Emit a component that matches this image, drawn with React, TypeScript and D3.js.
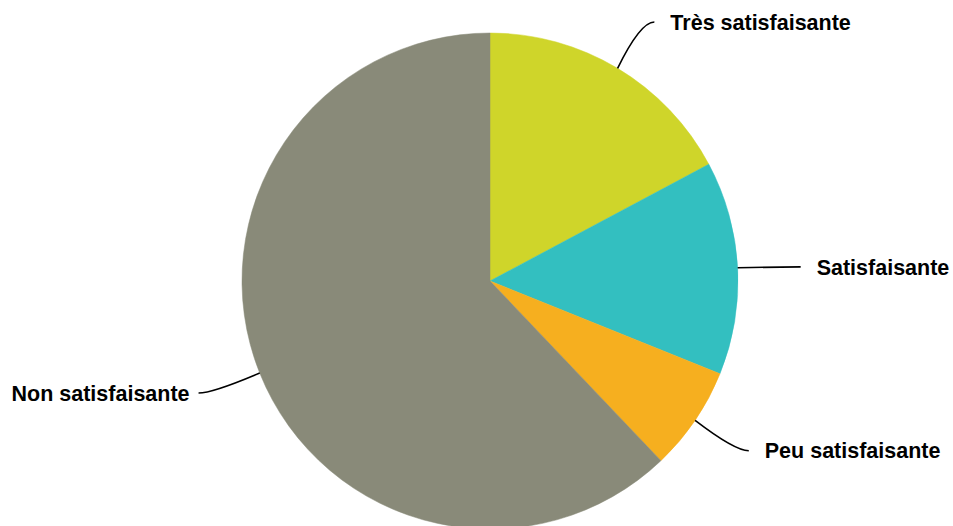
import React from "react";
import * as d3 from "d3";

const categories = ["Très satisfaisante", "Satisfaisante", "Peu satisfaisante", "Non satisfaisante"];
const values = [17.2, 13.9, 6.8, 62.1];
const colors = ["#CFD52A", "#33BFC0", "#F6AF1F", "#898A79"];

const W = 953;
const H = 526;
const cx = 490;
const cy = 281;
const r = 248;
const labelR = r + 54;
const fs = 21.5;

export default function App() {
  const data = categories.map((c, i) => ({ c, v: values[i], color: colors[i] }));
  const pie = d3.pie<any>().value((d) => d.v).sort(null);
  const arcs = pie(data);
  const arc = d3.arc<any>().innerRadius(0).outerRadius(r);

  return (
    <svg
      width={W}
      height={H}
      style={{ position: "absolute", left: 0, top: 0, display: "block" }}
    >
      <rect width={W} height={H} fill="#ffffff" />
      <g transform={`translate(${cx},${cy})`}>
        {arcs.map((a, i) => (
          <path key={i} d={arc(a) as string} fill={a.data.color} stroke={a.data.color} strokeWidth={0.5} />
        ))}
      </g>
      {arcs.map((a, i) => {
        const mid = (a.startAngle + a.endAngle) / 2;
        const sx = Math.sin(mid);
        const cyy = -Math.cos(mid);
        const sign = sx >= 0 ? 1 : -1;
        const p0x = cx + r * sx;
        const p0y = cy + r * cyy;
        const ly = cy + labelR * cyy + (Math.abs(cyy) < 0.2 ? 2 : 0);
        const dy = ly - cy;
        const x0 = cx + sign * Math.sqrt(Math.max(0, labelR * labelR - dy * dy));
        const ex = x0 + sign * (sign > 0 ? 9 : 11);
        const tx = x0 + sign * (sign > 0 ? 25 : 20);
        const ctrlX = ex - sign * 14;
        const path = `M${p0x},${p0y} Q${ctrlX},${ly} ${ex},${ly}`;
        return (
          <g key={"l" + i}>
            <path d={path} fill="none" stroke="#000000" strokeWidth={1.6} />
            <text
              x={tx}
              y={ly + fs * 0.36}
              textAnchor={sign > 0 ? "start" : "end"}
              fontFamily="'Liberation Sans', Arial, sans-serif"
              fontWeight="bold"
              fontSize={fs}
              fill="#000000"
            >
              {a.data.c}
            </text>
          </g>
        );
      })}
    </svg>
  );
}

..........

SHORT PROBLEM: Everything from the first line of the listing above through the line that contains "const arc = d3.arc<any>().innerRadius(0).outerRadius(r);" is to be restated word for word, minus the pictures.

ANSWER FOR THE TASK:
Emit a component that matches this image, drawn with React, TypeScript and D3.js.
import React from "react";
import * as d3 from "d3";

const categories = ["Très satisfaisante", "Satisfaisante", "Peu satisfaisante", "Non satisfaisante"];
const values = [17.2, 13.9, 6.8, 62.1];
const colors = ["#CFD52A", "#33BFC0", "#F6AF1F", "#898A79"];

const W = 953;
const H = 526;
const cx = 490;
const cy = 281;
const r = 248;
const labelR = r + 54;
const fs = 21.5;

export default function App() {
  const data = categories.map((c, i) => ({ c, v: values[i], color: colors[i] }));
  const pie = d3.pie<any>().value((d) => d.v).sort(null);
  const arcs = pie(data);
  const arc = d3.arc<any>().innerRadius(0).outerRadius(r);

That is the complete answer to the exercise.